Previous investigations and records had reported that 31 boys were buried on school grounds, and that most of them died in a fire and an influenza outbreak at the school in the early 1900s. But researchers at the University of South Florida, in Tampa, say they now estimate there are at least 50 grave shafts in the area of the school’s cemetery and the surrounding woods. Some graves may have been the final resting place for more than one boy, the researchers said in an interim report released Monday.

Records recovered and examined by the researchers indicate that at least 96 boys and two adults died at the school from 1914 to 1973. Most of boys who were committed to the school and died there were African-American.

But that may be only the tip of the iceberg: The researchers didn’t have access to student records after 1960, when such documents became subject to privacy laws. Moreover, researchers couldn’t test the entire area because of overgrowth and vegetative conditions, they said.

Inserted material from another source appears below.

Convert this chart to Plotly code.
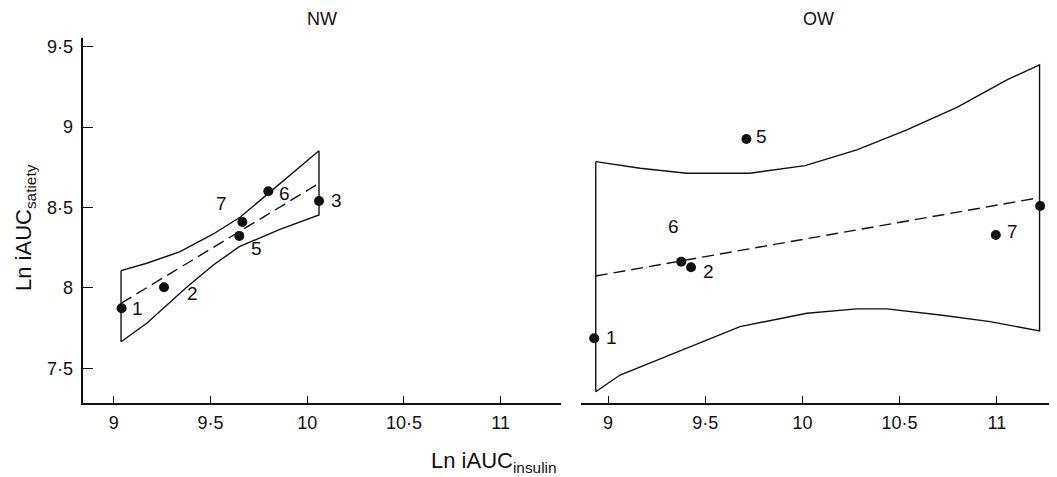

And more chillingly, there may be other, secret graveyards somewhere on the grounds, given the number of still-unaccounted-for cases and the practice of segregating cemeteries during the first half of the last century, Erin Kimmerle, an assistant professor of anthropology at the university, said on a conference call with reporters. It’s highly unlikely that white boys were buried with black boys during those decades, but as yet, the researchers haven’t found a previously hidden whites-only cemetery.

“I didn’t realize going in how much of a story of civil rights it was,” Kimmerle said.

The research team used ground-penetrating radar and other methods to map the school’s cemetery and chemically analyzed the soil to identify the number of graves.